Column correlation statistics: Multi-column correlation data for better join ordering.
Automatic statistics freshness tracking: Metadata indicating when statistics were last computed and their confidence level.

How to Track Spec v4 Progress

The Iceberg community uses several channels for spec evolution:

GitHub Issues and PRs: github.com/apache/iceberg: search for “spec-v4” or “IEP” labels.
Iceberg Enhancement Proposals (IEPs): Formal design proposals for significant changes.
Community mailing list: dev@iceberg.apache.org: subscribe to track proposals in real time.
Iceberg Project Meetings: Recorded community meetings where proposals are discussed.
Iceberg Summit and Data + AI Summit: Annual conferences where Iceberg roadmap is presented.

The Spec Evolution Philosophy

A key principle of the Iceberg spec governance:

Backward compatibility: Every new spec version must be able to read all previous versions.
Engine negotiation: Engines declare which spec version they support; tables can only be upgraded to versions all reading engines support.
Community consensus: Spec changes require broad community agreement: no single vendor controls the spec direction.

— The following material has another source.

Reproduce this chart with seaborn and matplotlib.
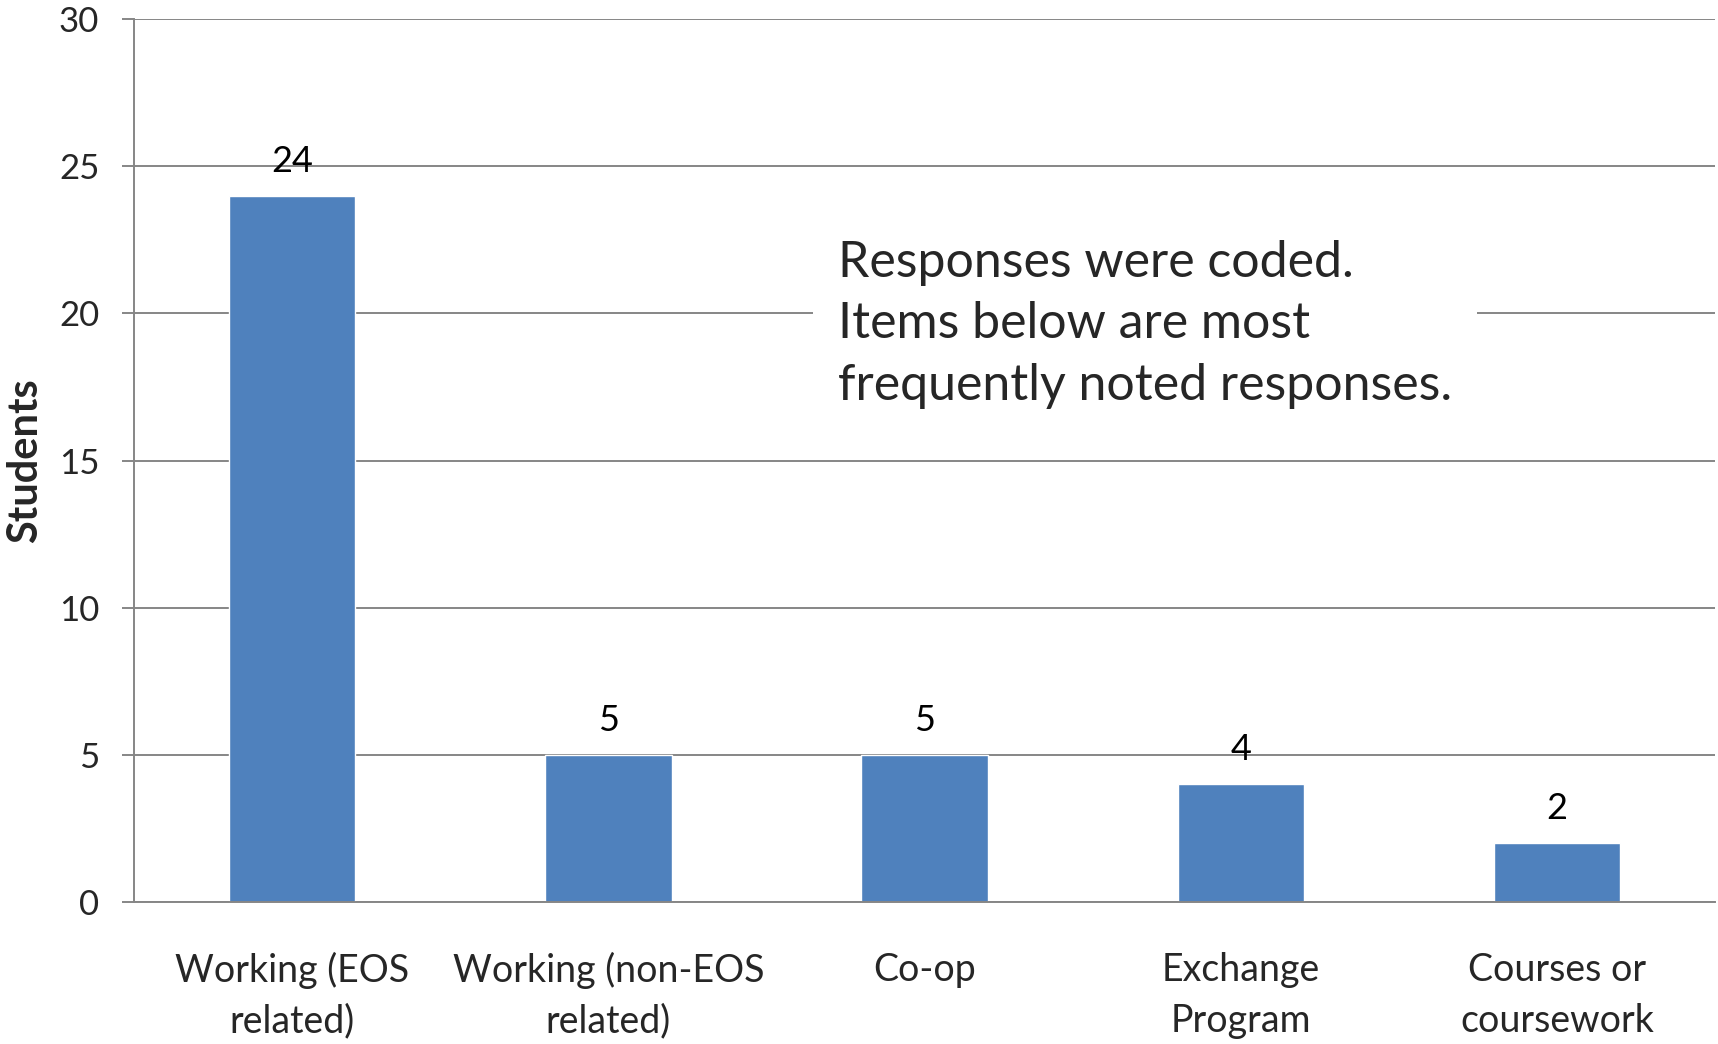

This governance model is what makes Iceberg uniquely trustworthy for long-term architecture decisions: no single vendor can unilaterally break compatibility or change the spec in ways that disadvantage others.

Planning for Spec v4

For architects today:

Adopt Spec v2 immediately: The current production standard for all new tables.
Plan for Spec v3: Evaluate deletion vectors and Variant type for tables where these features provide clear value. Expect broad engine support in 2025–2026.
Monitor Spec v4: Follow community discussions for multi-table transaction proposals: this will be important when it arrives.
Don’t over-anticipate: Build on what’s stable (v2) and tested (v3 in progress) rather than waiting for v4 features that don’t have committed timelines.